▶ GIVEN EXERCISE: Repeat the data word for word. Do not include the pictures.

— Start DATA EXTRACT —

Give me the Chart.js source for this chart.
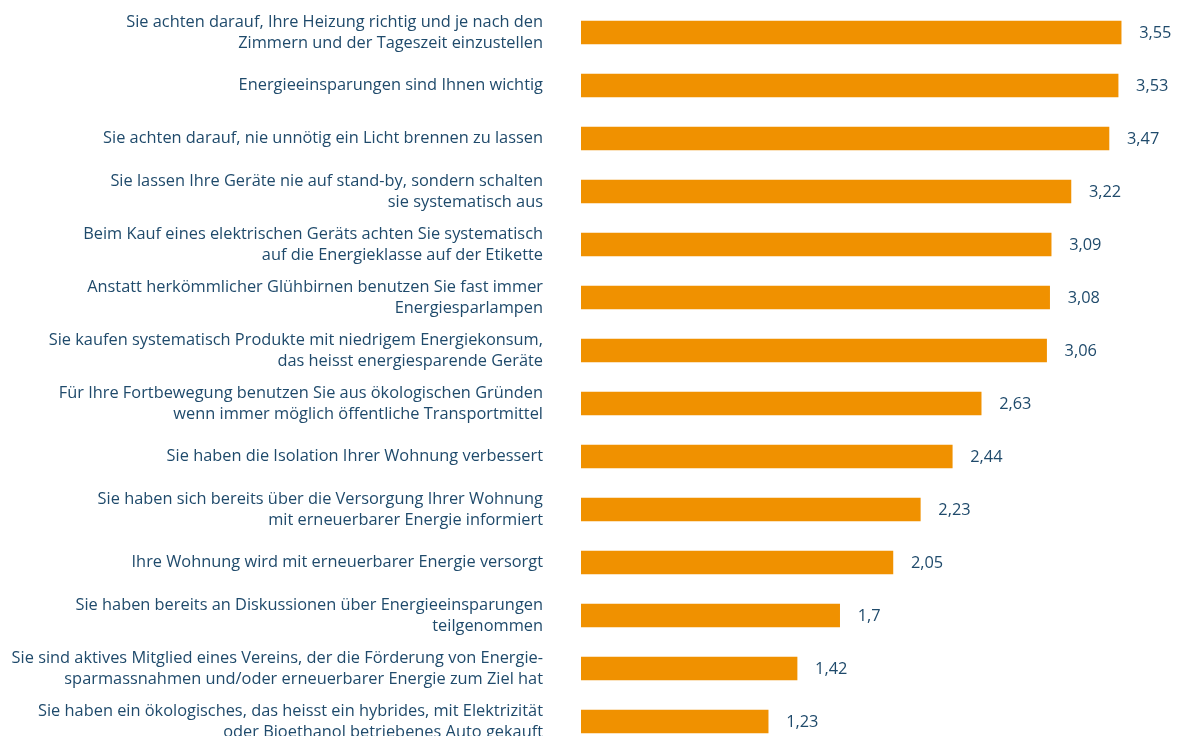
<!DOCTYPE html>
<html><head><meta charset="utf-8">
<script src="https://cdn.jsdelivr.net/npm/chart.js@4/dist/chart.umd.min.js"></script>
<style>html,body{margin:0;padding:0;overflow:hidden;background:#fff;width:1186px;height:736px}#wrap{position:relative;width:1186px;height:750px}</style>
</head><body><div id="wrap"><canvas id="c"></canvas></div>
<script>
const categories = [
  ["Sie achten darauf, Ihre Heizung richtig und je nach den","Zimmern und der Tageszeit einzustellen"],
  ["Energieeinsparungen sind Ihnen wichtig"],
  ["Sie achten darauf, nie unnötig ein Licht brennen zu lassen"],
  ["Sie lassen Ihre Geräte nie auf stand-by, sondern schalten","sie systematisch aus"],
  ["Beim Kauf eines elektrischen Geräts achten Sie systematisch","auf die Energieklasse auf der Etikette"],
  ["Anstatt herkömmlicher Glühbirnen benutzen Sie fast immer","Energiesparlampen"],
  ["Sie kaufen systematisch Produkte mit niedrigem Energiekonsum,","das heisst energiesparende Geräte"],
  ["Für Ihre Fortbewegung benutzen Sie aus ökologischen Gründen","wenn immer möglich öffentliche Transportmittel"],
  ["Sie haben die Isolation Ihrer Wohnung verbessert"],
  ["Sie haben sich bereits über die Versorgung Ihrer Wohnung","mit erneuerbarer Energie informiert"],
  ["Ihre Wohnung wird mit erneuerbarer Energie versorgt"],
  ["Sie haben bereits an Diskussionen über Energieeinsparungen","teilgenommen"],
  ["Sie sind aktives Mitglied eines Vereins, der die Förderung von Energie-","sparmassnahmen und/oder erneuerbarer Energie zum Ziel hat"],
  ["Sie haben ein ökologisches, das heisst ein hybrides, mit Elektrizität","oder Bioethanol betriebenes Auto gekauft"]
];
const values = [3.55, 3.53, 3.47, 3.22, 3.09, 3.08, 3.06, 2.63, 2.44, 2.23, 2.05, 1.7, 1.42, 1.23];
const valueLabels = ["3,55","3,53","3,47","3,22","3,09","3,08","3,06","2,63","2,44","2,23","2,05","1,7","1,42","1,23"];

const FAMILY = "'Open Sans', 'Noto Sans', sans-serif";
const TEXT = '#1f4a6b';
const mc = document.createElement('canvas').getContext('2d');
mc.font = '15px ' + FAMILY;
const w = mc.measureText(categories[0][0]).width;
const FS = Math.max(12, Math.min(17, 15 * 417 / w));

const valuePlugin = {
  id: 'valueLabels',
  afterDatasetsDraw(chart) {
    const ctx = chart.ctx;
    const meta = chart.getDatasetMeta(0);
    ctx.save();
    ctx.font = FS + 'px ' + FAMILY;
    ctx.fillStyle = TEXT;
    ctx.textAlign = 'left';
    ctx.textBaseline = 'middle';
    meta.data.forEach((bar, i) => {
      ctx.fillText(valueLabels[i], bar.x + 18, bar.y + 1);
    });
    ctx.restore();
  }
};

new Chart(document.getElementById('c'), {
  type: 'bar',
  data: {
    labels: categories,
    datasets: [{ data: values, backgroundColor: '#f09100', borderWidth: 0, barThickness: 23 }]
  },
  options: {
    indexAxis: 'y',
    responsive: true,
    maintainAspectRatio: false,
    animation: false,
    layout: { padding: { top: 6, bottom: 2, left: 0, right: 4 } },
    plugins: { legend: { display: false }, tooltip: { enabled: false } },
    scales: {
      x: { display: false, min: 0, max: 3.95 },
      y: {
        grid: { display: false, drawTicks: false },
        border: { display: false },
        ticks: { color: TEXT, font: { family: FAMILY, size: FS, lineHeight: 1.3 }, padding: 38, autoSkip: false },
        afterFit(axis) { axis.width = 581; axis.paddingTop = 0; axis.paddingBottom = 0; }
      }
    }
  },
  plugins: [valuePlugin]
});
</script></body></html>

— End DATA EXTRACT —

▶ RESULT:
Give me the Chart.js source for this chart.
<!DOCTYPE html>
<html><head><meta charset="utf-8">
<script src="https://cdn.jsdelivr.net/npm/chart.js@4/dist/chart.umd.min.js"></script>
<style>html,body{margin:0;padding:0;overflow:hidden;background:#fff;width:1186px;height:736px}#wrap{position:relative;width:1186px;height:750px}</style>
</head><body><div id="wrap"><canvas id="c"></canvas></div>
<script>
const categories = [
  ["Sie achten darauf, Ihre Heizung richtig und je nach den","Zimmern und der Tageszeit einzustellen"],
  ["Energieeinsparungen sind Ihnen wichtig"],
  ["Sie achten darauf, nie unnötig ein Licht brennen zu lassen"],
  ["Sie lassen Ihre Geräte nie auf stand-by, sondern schalten","sie systematisch aus"],
  ["Beim Kauf eines elektrischen Geräts achten Sie systematisch","auf die Energieklasse auf der Etikette"],
  ["Anstatt herkömmlicher Glühbirnen benutzen Sie fast immer","Energiesparlampen"],
  ["Sie kaufen systematisch Produkte mit niedrigem Energiekonsum,","das heisst energiesparende Geräte"],
  ["Für Ihre Fortbewegung benutzen Sie aus ökologischen Gründen","wenn immer möglich öffentliche Transportmittel"],
  ["Sie haben die Isolation Ihrer Wohnung verbessert"],
  ["Sie haben sich bereits über die Versorgung Ihrer Wohnung","mit erneuerbarer Energie informiert"],
  ["Ihre Wohnung wird mit erneuerbarer Energie versorgt"],
  ["Sie haben bereits an Diskussionen über Energieeinsparungen","teilgenommen"],
  ["Sie sind aktives Mitglied eines Vereins, der die Förderung von Energie-","sparmassnahmen und/oder erneuerbarer Energie zum Ziel hat"],
  ["Sie haben ein ökologisches, das heisst ein hybrides, mit Elektrizität","oder Bioethanol betriebenes Auto gekauft"]
];
const values = [3.55, 3.53, 3.47, 3.22, 3.09, 3.08, 3.06, 2.63, 2.44, 2.23, 2.05, 1.7, 1.42, 1.23];
const valueLabels = ["3,55","3,53","3,47","3,22","3,09","3,08","3,06","2,63","2,44","2,23","2,05","1,7","1,42","1,23"];

const FAMILY = "'Open Sans', 'Noto Sans', sans-serif";
const TEXT = '#1f4a6b';
const mc = document.createElement('canvas').getContext('2d');
mc.font = '15px ' + FAMILY;
const w = mc.measureText(categories[0][0]).width;
const FS = Math.max(12, Math.min(17, 15 * 417 / w));

const valuePlugin = {
  id: 'valueLabels',
  afterDatasetsDraw(chart) {
    const ctx = chart.ctx;
    const meta = chart.getDatasetMeta(0);
    ctx.save();
    ctx.font = FS + 'px ' + FAMILY;
    ctx.fillStyle = TEXT;
    ctx.textAlign = 'left';
    ctx.textBaseline = 'middle';
    meta.data.forEach((bar, i) => {
      ctx.fillText(valueLabels[i], bar.x + 18, bar.y + 1);
    });
    ctx.restore();
  }
};

new Chart(document.getElementById('c'), {
  type: 'bar',
  data: {
    labels: categories,
    datasets: [{ data: values, backgroundColor: '#f09100', borderWidth: 0, barThickness: 23 }]
  },
  options: {
    indexAxis: 'y',
    responsive: true,
    maintainAspectRatio: false,
    animation: false,
    layout: { padding: { top: 6, bottom: 2, left: 0, right: 4 } },
    plugins: { legend: { display: false }, tooltip: { enabled: false } },
    scales: {
      x: { display: false, min: 0, max: 3.95 },
      y: {
        grid: { display: false, drawTicks: false },
        border: { display: false },
        ticks: { color: TEXT, font: { family: FAMILY, size: FS, lineHeight: 1.3 }, padding: 38, autoSkip: false },
        afterFit(axis) { axis.width = 581; axis.paddingTop = 0; axis.paddingBottom = 0; }
      }
    }
  },
  plugins: [valuePlugin]
});
</script></body></html>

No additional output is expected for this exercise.